**PROVIDED DATA**
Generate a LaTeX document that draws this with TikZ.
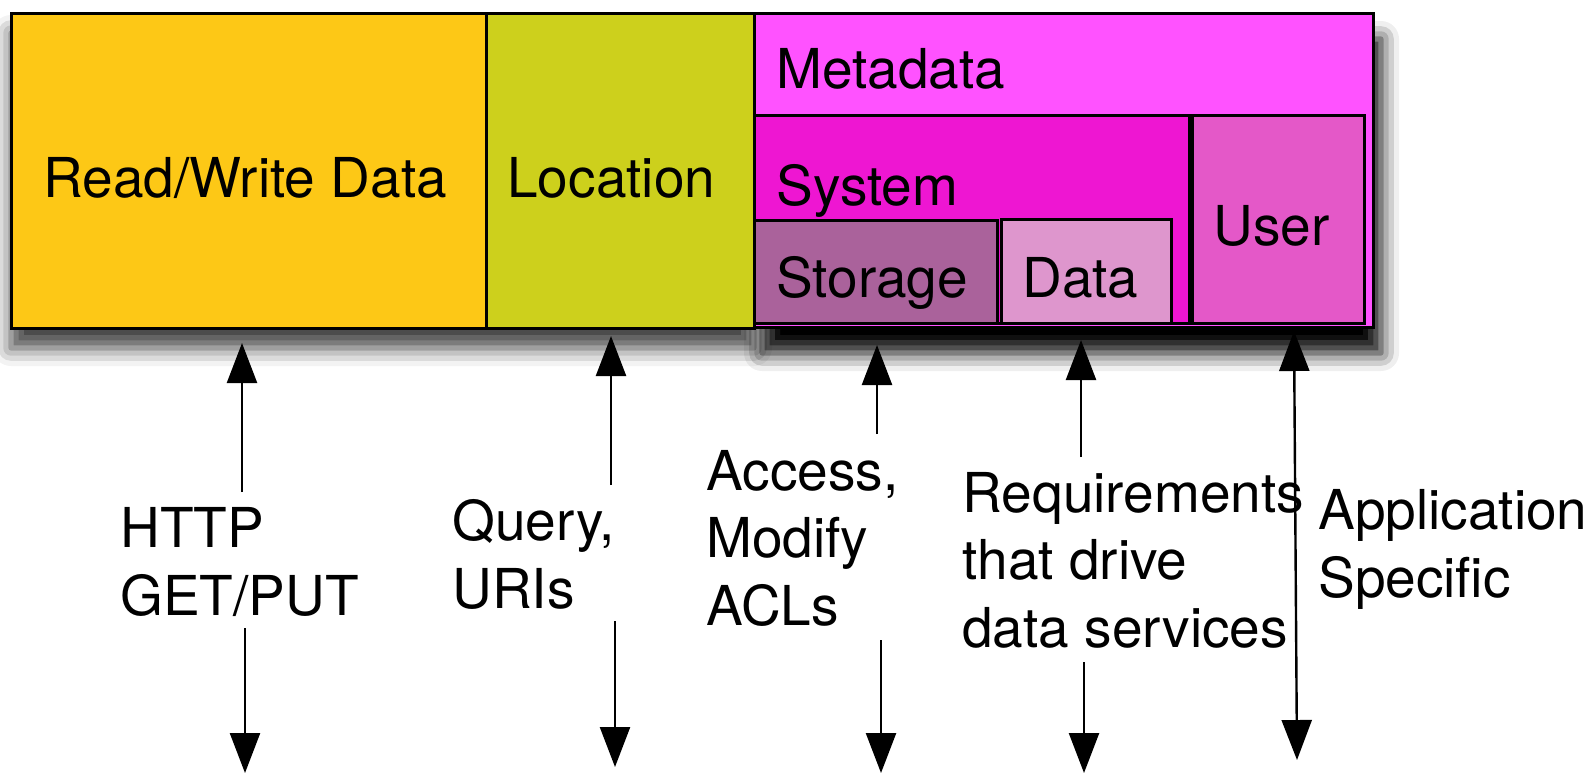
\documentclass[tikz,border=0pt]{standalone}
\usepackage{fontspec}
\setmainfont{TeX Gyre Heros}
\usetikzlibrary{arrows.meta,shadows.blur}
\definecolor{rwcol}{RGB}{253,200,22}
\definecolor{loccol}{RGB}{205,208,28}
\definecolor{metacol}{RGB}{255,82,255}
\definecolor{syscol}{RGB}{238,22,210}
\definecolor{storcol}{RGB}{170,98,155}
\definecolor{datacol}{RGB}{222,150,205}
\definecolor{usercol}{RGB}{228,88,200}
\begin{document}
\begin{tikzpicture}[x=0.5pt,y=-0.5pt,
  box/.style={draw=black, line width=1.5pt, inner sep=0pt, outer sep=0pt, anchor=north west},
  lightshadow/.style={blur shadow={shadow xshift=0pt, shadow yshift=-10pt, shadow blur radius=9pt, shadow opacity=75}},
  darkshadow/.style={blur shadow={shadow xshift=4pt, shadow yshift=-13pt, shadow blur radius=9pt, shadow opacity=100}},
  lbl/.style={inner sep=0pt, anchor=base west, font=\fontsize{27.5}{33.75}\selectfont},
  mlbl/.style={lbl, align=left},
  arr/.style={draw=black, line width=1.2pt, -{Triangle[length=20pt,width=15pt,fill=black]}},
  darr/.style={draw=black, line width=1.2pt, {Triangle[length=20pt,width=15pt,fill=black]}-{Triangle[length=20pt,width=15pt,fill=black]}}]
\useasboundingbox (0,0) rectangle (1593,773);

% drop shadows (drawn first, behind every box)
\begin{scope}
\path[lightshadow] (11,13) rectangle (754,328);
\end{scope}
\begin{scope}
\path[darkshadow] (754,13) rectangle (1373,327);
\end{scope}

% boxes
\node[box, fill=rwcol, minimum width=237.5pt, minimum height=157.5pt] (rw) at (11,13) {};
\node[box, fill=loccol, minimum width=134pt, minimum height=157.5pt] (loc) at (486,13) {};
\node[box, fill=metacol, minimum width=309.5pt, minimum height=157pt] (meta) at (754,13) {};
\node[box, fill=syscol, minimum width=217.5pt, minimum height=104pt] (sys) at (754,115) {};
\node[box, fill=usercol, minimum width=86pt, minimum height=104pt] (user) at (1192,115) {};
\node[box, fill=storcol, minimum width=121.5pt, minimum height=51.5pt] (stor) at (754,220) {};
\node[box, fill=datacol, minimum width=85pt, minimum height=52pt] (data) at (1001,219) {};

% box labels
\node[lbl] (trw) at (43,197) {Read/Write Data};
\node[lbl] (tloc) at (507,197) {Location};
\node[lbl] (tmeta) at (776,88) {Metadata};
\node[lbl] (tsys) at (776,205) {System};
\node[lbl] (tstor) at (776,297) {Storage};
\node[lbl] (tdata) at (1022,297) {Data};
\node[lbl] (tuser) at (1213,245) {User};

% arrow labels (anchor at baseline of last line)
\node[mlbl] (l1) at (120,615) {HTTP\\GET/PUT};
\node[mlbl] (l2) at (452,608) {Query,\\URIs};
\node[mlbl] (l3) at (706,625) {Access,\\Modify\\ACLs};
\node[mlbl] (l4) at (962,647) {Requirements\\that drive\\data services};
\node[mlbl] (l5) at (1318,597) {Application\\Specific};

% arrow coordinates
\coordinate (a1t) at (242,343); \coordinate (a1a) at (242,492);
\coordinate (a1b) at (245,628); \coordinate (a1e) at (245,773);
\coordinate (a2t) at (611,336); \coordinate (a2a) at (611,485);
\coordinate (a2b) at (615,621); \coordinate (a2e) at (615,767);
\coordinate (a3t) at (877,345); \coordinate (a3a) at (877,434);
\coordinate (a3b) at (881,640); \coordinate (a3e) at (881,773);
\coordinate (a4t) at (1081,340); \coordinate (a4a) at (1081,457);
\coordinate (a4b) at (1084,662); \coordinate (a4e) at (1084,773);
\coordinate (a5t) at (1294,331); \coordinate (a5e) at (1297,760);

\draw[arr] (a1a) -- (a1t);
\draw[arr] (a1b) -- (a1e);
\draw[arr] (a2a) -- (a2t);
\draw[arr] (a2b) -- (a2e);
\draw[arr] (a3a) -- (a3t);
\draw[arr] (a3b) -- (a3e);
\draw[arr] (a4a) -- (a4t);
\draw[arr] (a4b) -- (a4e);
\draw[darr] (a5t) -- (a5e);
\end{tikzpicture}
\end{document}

**GOAL OF THE EXERCISE**
Every line of the data should be copied as it stands, without the images.

**SOLUTION TO THE PROBLEM**
Generate a LaTeX document that draws this with TikZ.
\documentclass[tikz,border=0pt]{standalone}
\usepackage{fontspec}
\setmainfont{TeX Gyre Heros}
\usetikzlibrary{arrows.meta,shadows.blur}
\definecolor{rwcol}{RGB}{253,200,22}
\definecolor{loccol}{RGB}{205,208,28}
\definecolor{metacol}{RGB}{255,82,255}
\definecolor{syscol}{RGB}{238,22,210}
\definecolor{storcol}{RGB}{170,98,155}
\definecolor{datacol}{RGB}{222,150,205}
\definecolor{usercol}{RGB}{228,88,200}
\begin{document}
\begin{tikzpicture}[x=0.5pt,y=-0.5pt,
  box/.style={draw=black, line width=1.5pt, inner sep=0pt, outer sep=0pt, anchor=north west},
  lightshadow/.style={blur shadow={shadow xshift=0pt, shadow yshift=-10pt, shadow blur radius=9pt, shadow opacity=75}},
  darkshadow/.style={blur shadow={shadow xshift=4pt, shadow yshift=-13pt, shadow blur radius=9pt, shadow opacity=100}},
  lbl/.style={inner sep=0pt, anchor=base west, font=\fontsize{27.5}{33.75}\selectfont},
  mlbl/.style={lbl, align=left},
  arr/.style={draw=black, line width=1.2pt, -{Triangle[length=20pt,width=15pt,fill=black]}},
  darr/.style={draw=black, line width=1.2pt, {Triangle[length=20pt,width=15pt,fill=black]}-{Triangle[length=20pt,width=15pt,fill=black]}}]
\useasboundingbox (0,0) rectangle (1593,773);

% drop shadows (drawn first, behind every box)
\begin{scope}
\path[lightshadow] (11,13) rectangle (754,328);
\end{scope}
\begin{scope}
\path[darkshadow] (754,13) rectangle (1373,327);
\end{scope}

% boxes
\node[box, fill=rwcol, minimum width=237.5pt, minimum height=157.5pt] (rw) at (11,13) {};
\node[box, fill=loccol, minimum width=134pt, minimum height=157.5pt] (loc) at (486,13) {};
\node[box, fill=metacol, minimum width=309.5pt, minimum height=157pt] (meta) at (754,13) {};
\node[box, fill=syscol, minimum width=217.5pt, minimum height=104pt] (sys) at (754,115) {};
\node[box, fill=usercol, minimum width=86pt, minimum height=104pt] (user) at (1192,115) {};
\node[box, fill=storcol, minimum width=121.5pt, minimum height=51.5pt] (stor) at (754,220) {};
\node[box, fill=datacol, minimum width=85pt, minimum height=52pt] (data) at (1001,219) {};

% box labels
\node[lbl] (trw) at (43,197) {Read/Write Data};
\node[lbl] (tloc) at (507,197) {Location};
\node[lbl] (tmeta) at (776,88) {Metadata};
\node[lbl] (tsys) at (776,205) {System};
\node[lbl] (tstor) at (776,297) {Storage};
\node[lbl] (tdata) at (1022,297) {Data};
\node[lbl] (tuser) at (1213,245) {User};

% arrow labels (anchor at baseline of last line)
\node[mlbl] (l1) at (120,615) {HTTP\\GET/PUT};
\node[mlbl] (l2) at (452,608) {Query,\\URIs};
\node[mlbl] (l3) at (706,625) {Access,\\Modify\\ACLs};
\node[mlbl] (l4) at (962,647) {Requirements\\that drive\\data services};
\node[mlbl] (l5) at (1318,597) {Application\\Specific};

% arrow coordinates
\coordinate (a1t) at (242,343); \coordinate (a1a) at (242,492);
\coordinate (a1b) at (245,628); \coordinate (a1e) at (245,773);
\coordinate (a2t) at (611,336); \coordinate (a2a) at (611,485);
\coordinate (a2b) at (615,621); \coordinate (a2e) at (615,767);
\coordinate (a3t) at (877,345); \coordinate (a3a) at (877,434);
\coordinate (a3b) at (881,640); \coordinate (a3e) at (881,773);
\coordinate (a4t) at (1081,340); \coordinate (a4a) at (1081,457);
\coordinate (a4b) at (1084,662); \coordinate (a4e) at (1084,773);
\coordinate (a5t) at (1294,331); \coordinate (a5e) at (1297,760);

\draw[arr] (a1a) -- (a1t);
\draw[arr] (a1b) -- (a1e);
\draw[arr] (a2a) -- (a2t);
\draw[arr] (a2b) -- (a2e);
\draw[arr] (a3a) -- (a3t);
\draw[arr] (a3b) -- (a3e);
\draw[arr] (a4a) -- (a4t);
\draw[arr] (a4b) -- (a4e);
\draw[darr] (a5t) -- (a5e);
\end{tikzpicture}
\end{document}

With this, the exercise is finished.